20081112

"Something happened in the twenties. For no good reason physicists stumbled upon an essentially correct description of the world--because the theory of quantum mechanics is in some sense essentially correct. It tells you how you can take dirt and make computers from it. Its the way we've leaned to manipulate our universe. It's the way chemicals are made and plastics, and what not. One knows how to compute with it. It's an extravagantly good theory--except at some level it doesn't make good sense.

"Some part of the imagery is missing. If you ask what the equations mean and whats the description of the world according to this theory, it's not a description that entails your intuitions of the world. You can't think of a particle moving as though it has a trajectory. You're not allowed to visualize it that way. If you start asking subtle questions--what does this theory tells you the world looks like?--in the end its so far out of your normal way of picturing things that you run into all sorts of conflicts. Now maybe that's the way the world really is. But you don't really know that there isn't another way of assembling all this information that doesn't demand so radical a departure from the way you intuit things.

"There's a fundamental presumption in physics that the way you understand the world is that you keep isolating its ingredients until you understand the stuff you think is truly fundamental.

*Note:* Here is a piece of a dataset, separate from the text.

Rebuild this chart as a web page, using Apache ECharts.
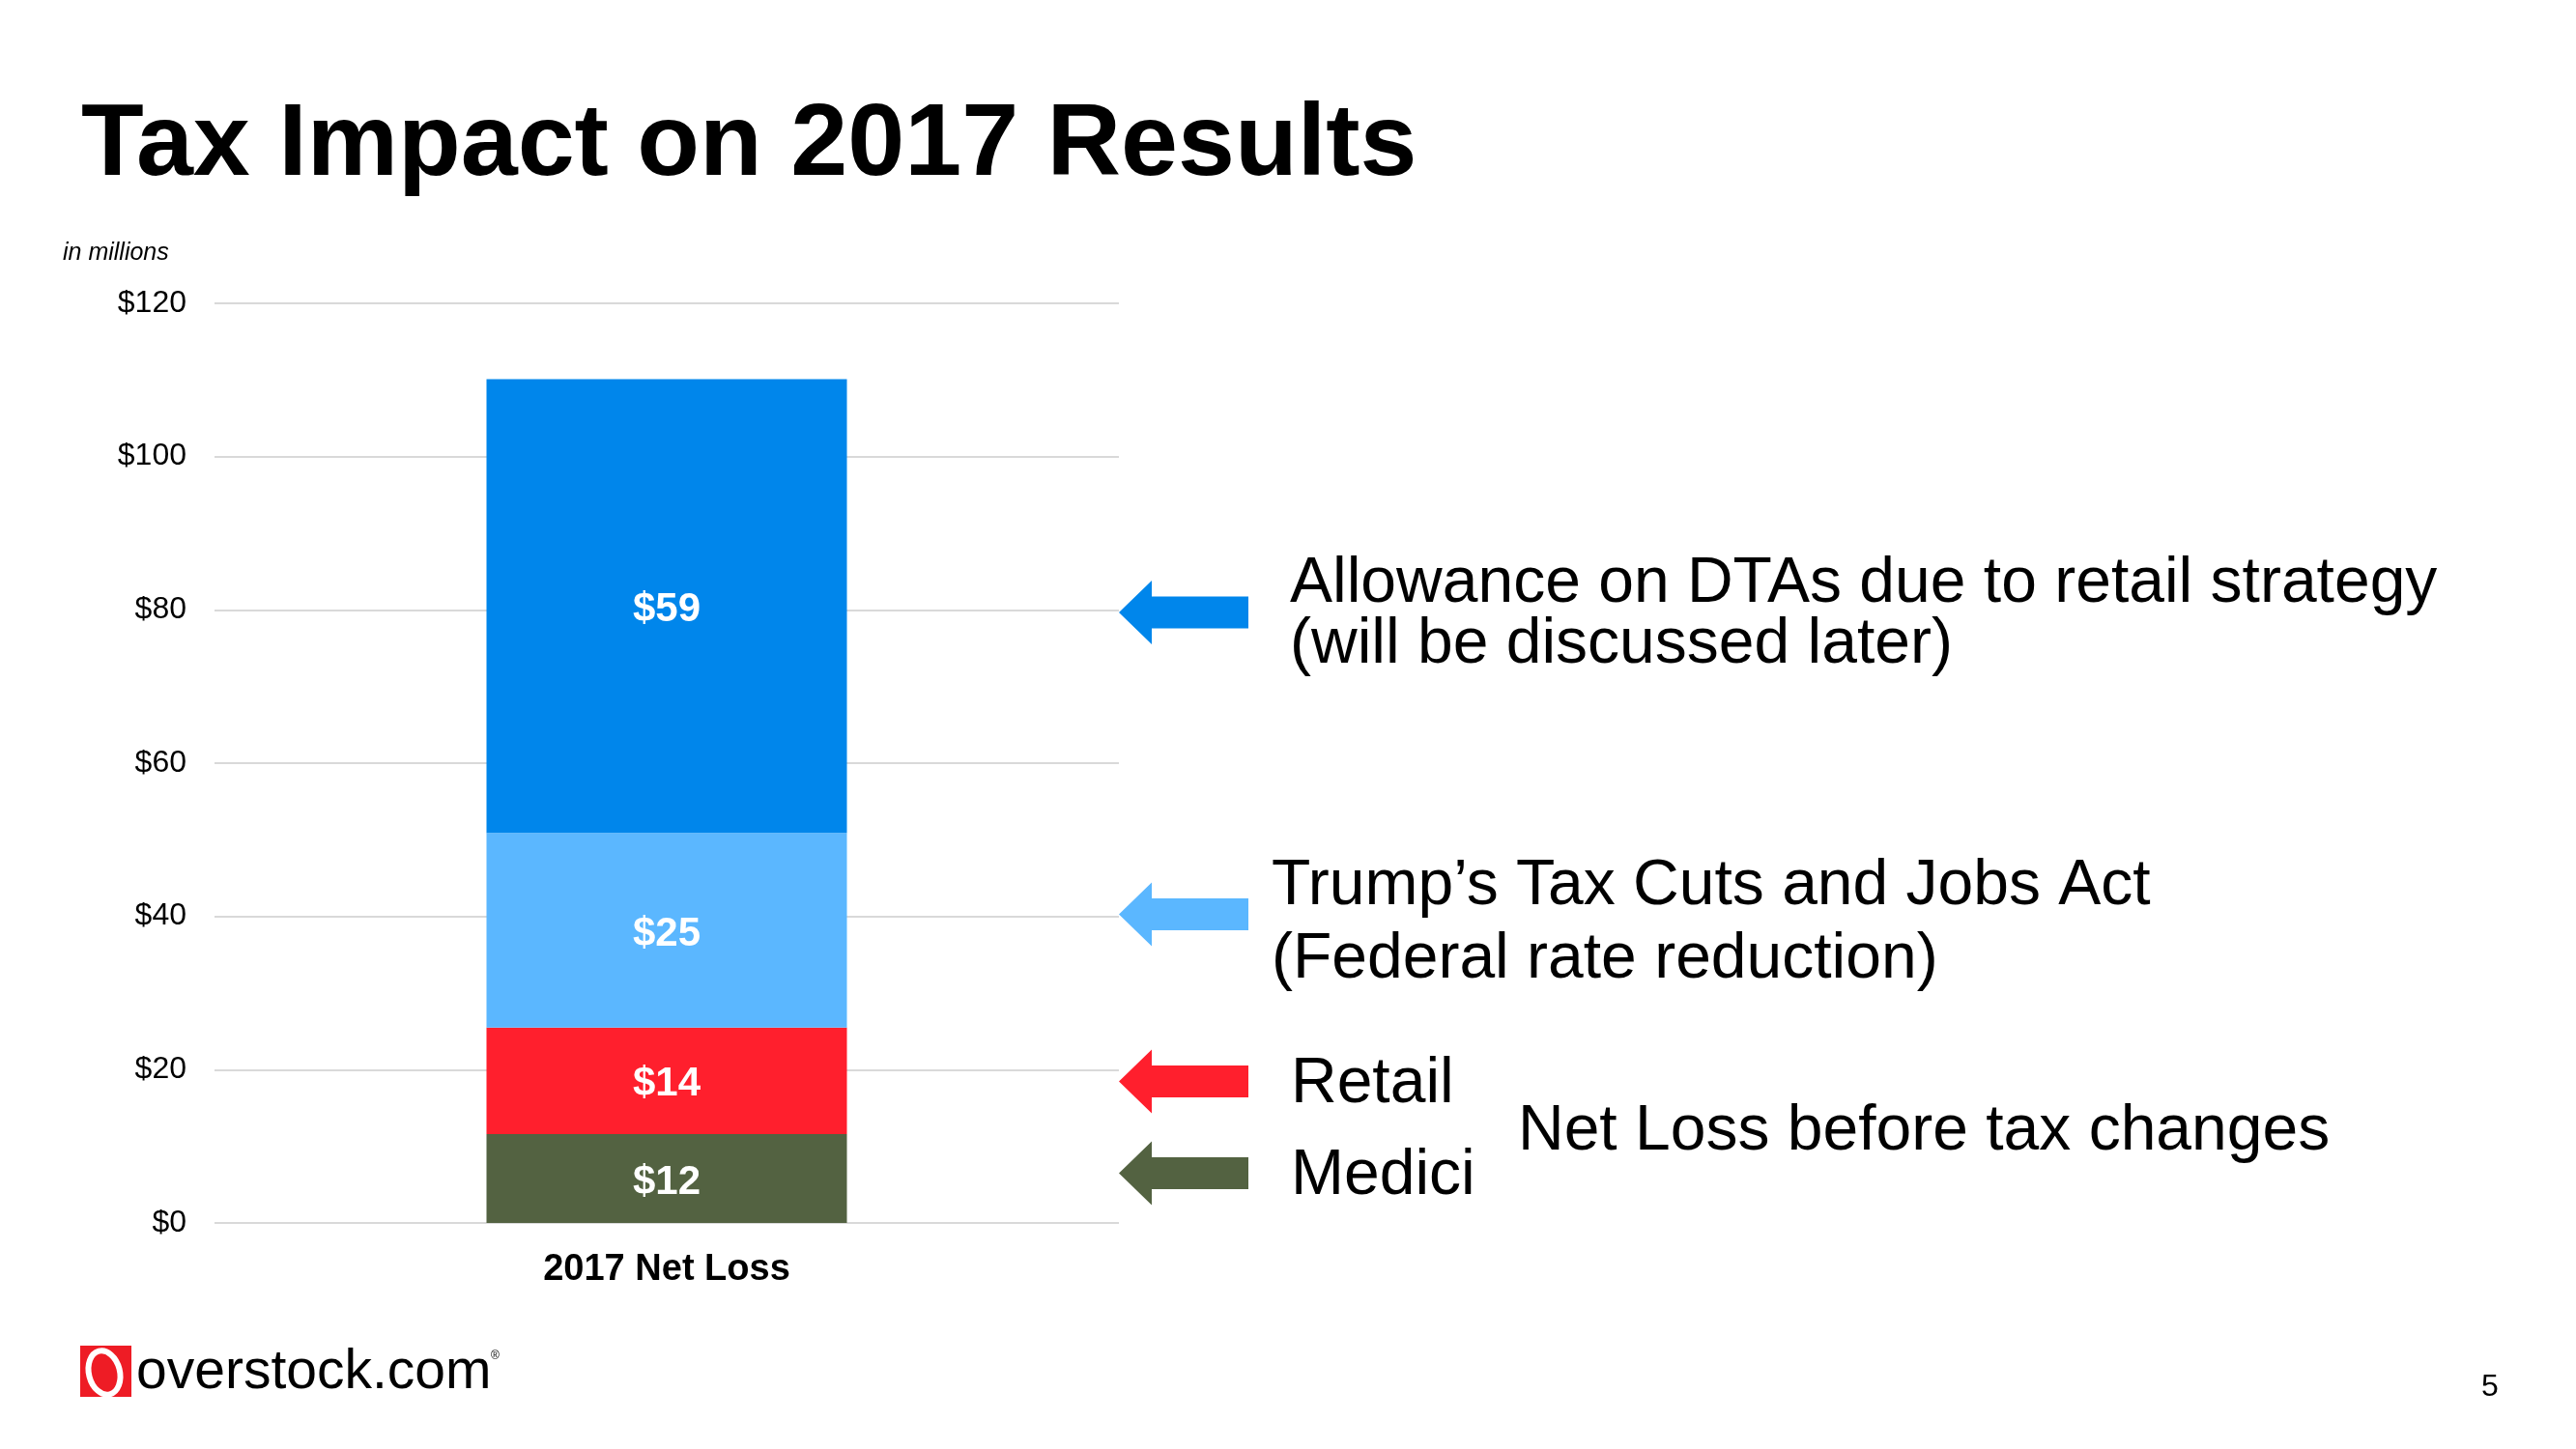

Then you presume that the other things you don't understand are the details. The assumption is that you can discern by looking at things in their pure state--this is the true analytic notion--and then somehow you put these together in more complicated ways when you want to solve more dirty problems. If you can!

"In the end to understand you have to change gears. You have to reassemble how you conceive of the important things that are going on.

"In a way art is a theory about the way the world works to human beings. Its abundantly obvious that one doesn't know the world around us in detail. What artists have accomplished is realizing that there's only a small amount of stuff that's important and then seeing what it was. So they can do some of my research for me. When you look at early stuff of Van Gogh there are zillions of details that are put into it, there's always an immense amount of information in his paintings. It obviously occurred to him, what is the irreducible amount of this stuff you have to put in. Or you can study horizons on Dutch ink drawings from around 1600, with tiny trees and cows that look very real. If you look closely, the trees have sort of leafy boundaries, but it doesn't work if that's all there is--there are also sticking in it little pieces of twig like stuff. There's a definite interplay between the softer textures and things with more definite lines. Somehow the combination gives the correct perception. With Ruysdael and Turner, if you look at the way they construct complicated water, it is clearly done in an iterative way. There's some level of stuff, and then stuff painted on top of that, and then corrections to that. Turbulent fluids for those painters is always something with a scale idea in it.

"I truly do want to know how to describe clouds. But to say there's a piece over here with this much density--to accumulate that much detailed information, I think is wrong. It's certainly not how a human being perceives those things, and it's not how an artist perceives them. Somewhere the business of writing partial differential equations is not to have done the work on the problem.

"Somehow the wondrous promise of the universe is that there are things beautiful in it, things wondrous and alluring, and by virtue of your trade you want to understand them."